Ah, qué más da, la música

Dazra Novak
13/3/2019

De un tiempo a esta parte, he dejado de lado los audífonos. Pasó por casualidad, esto es serio, les juro que no estaba previsto —como casi nada de lo que aquí sucede— que uno de los cablecitos se doblara y se resistiera a hacer contacto dejándome a merced de las caprichosas bandas sonoras que recorren esta ciudad de cabo a rabo. Yo, que los usaba para aislarme un poco del mundo, de pronto me vi en medio de la calle, sin más, y sonando.

Me gusta asistir a ese momento donde la gente se emociona,
aprovechando que “nadie más está mirando”. Foto: Internet

 

En el fondo no es tan grave, tomando en cuenta que disfruto los viajes, por cortos que sean, siempre que la guagua no esté demasiado llena ni el taxi ande demasiado ruidoso por sus rutas correspondientes. Me gusta, por lo general, ver cómo la gente tararea un tema —incluido ese que yo jamás premiaría con el play—, tamborilea levemente con los dedos, y mira ventanillas afuera con los ojos perdidos en algún punto del recuerdo —de la tristeza o de la gozadera—.

Si alguno me acusara de voyeurismo, casi tendría que darle la razón. Me emociona asistir a ese momento —tan efímero como el otro— donde la gente se emociona aprovechando que “nadie más está mirando”, se le asoma una lagrimita, los ojos vidriosos recuerdan la persona, el momento. Mi fisgoneo me premia con un asiento en primera fila de puestas en escenas únicas, con actores inmejorables, que ni se enteran de que lo son.

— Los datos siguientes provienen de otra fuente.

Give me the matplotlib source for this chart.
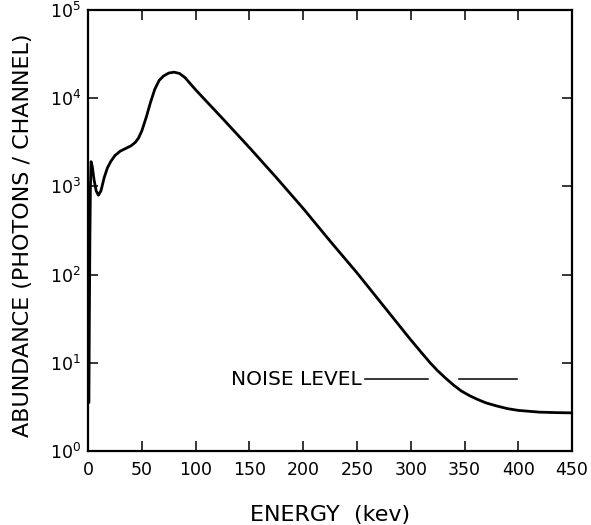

No los voy a engañar, el reguetón sigue siendo ese ruido insufrible que, con ciertos temas, descubre a los detractores moviendo la propia patica. La bachata, un ensayo sentimental que cuenta una historia trágica o amelcochada y una termina preguntándose: el chofer, ¿de verdad se la creyó? Pero ese no es el punto. El punto está en la incógnita. La incógnita, despejada por la fórmula. La fórmula que se aprovecha de la capacidad con que contamos todos, desde chiquiticos, para la emoción.

La emoción, esa inquietud del ánimo a la que bastan dos o tres acordes alevosamente hilvanados para darnos un jalón hacia aquellos tiempos en que no pensábamos tanto, lo importante era sentir. Sentirnos grandes. Sentir, a lo grande. Apuesto a que cada uno de nosotros tiene una lista de esa música que yo no, ni muerta escucho; pero si sonara por casualidad, sin querer, mientras avanzamos hacia… ¿te acuerdas?

Cuando a uno de esos temas de la “lista maldita” le da por saltar desde una bocina ajena, la emoción, seamos sinceros, no entiende de edades, ni de nivel cultural, mucho menos de inclinación sexual: estoy casi convencida de que si hubiera venido Juan Gabriel, como dijeron que vendrían Raphael y Julio Iglesias, el Lázaro Peña —no sé por qué aquí me viene a la mente ese teatro—, se habría llenado de boteros, choferes de rastra y guagüeros, entre otros románticos.

Sorpresas, más que contradicciones, me ha regalado esta ausencia al pase de mis audífonos. Dos rara avis del transporte público en esa que hoy se me antoja una Cuba multisonora: un rockero boteando y esos archiconocidos temas de la nueva trova en un almendrón. He subido en dos ocasiones a un Lada cuya cassetera todavía funciona y hasta una vez, qué fuerte, sonaban los cuentos de Álvarez Guedes.

Mejor no olvidar: somos un archipiélago que navega por los limbos arquitectónico y automovilístico, por solo citar dos, y que salvaguarda —más bien recicla— añosos temas empoderados en ese limbo musical que todavía da de comer a los vendedores de discos con sonoridades al estilo de la Década Prodigiosa, Los Pasteles Verdes, Rudy La Scala.

Mejor no juzgar: qué sentido tendría entonces el karaoke, qué diversión, si no contáramos con estos temas. Ah, qué más da, la música se hace para acompañar la vida con una banda sonora, nadie lo dude, más caprichosa que elegible. Ah, qué más da, si yo también tengo esa lista: José José, Juan Gabriel, Laura Paussini, Eros Ramazzotti, John Secada, Celine Dion, ¡el dúo Pimpinela!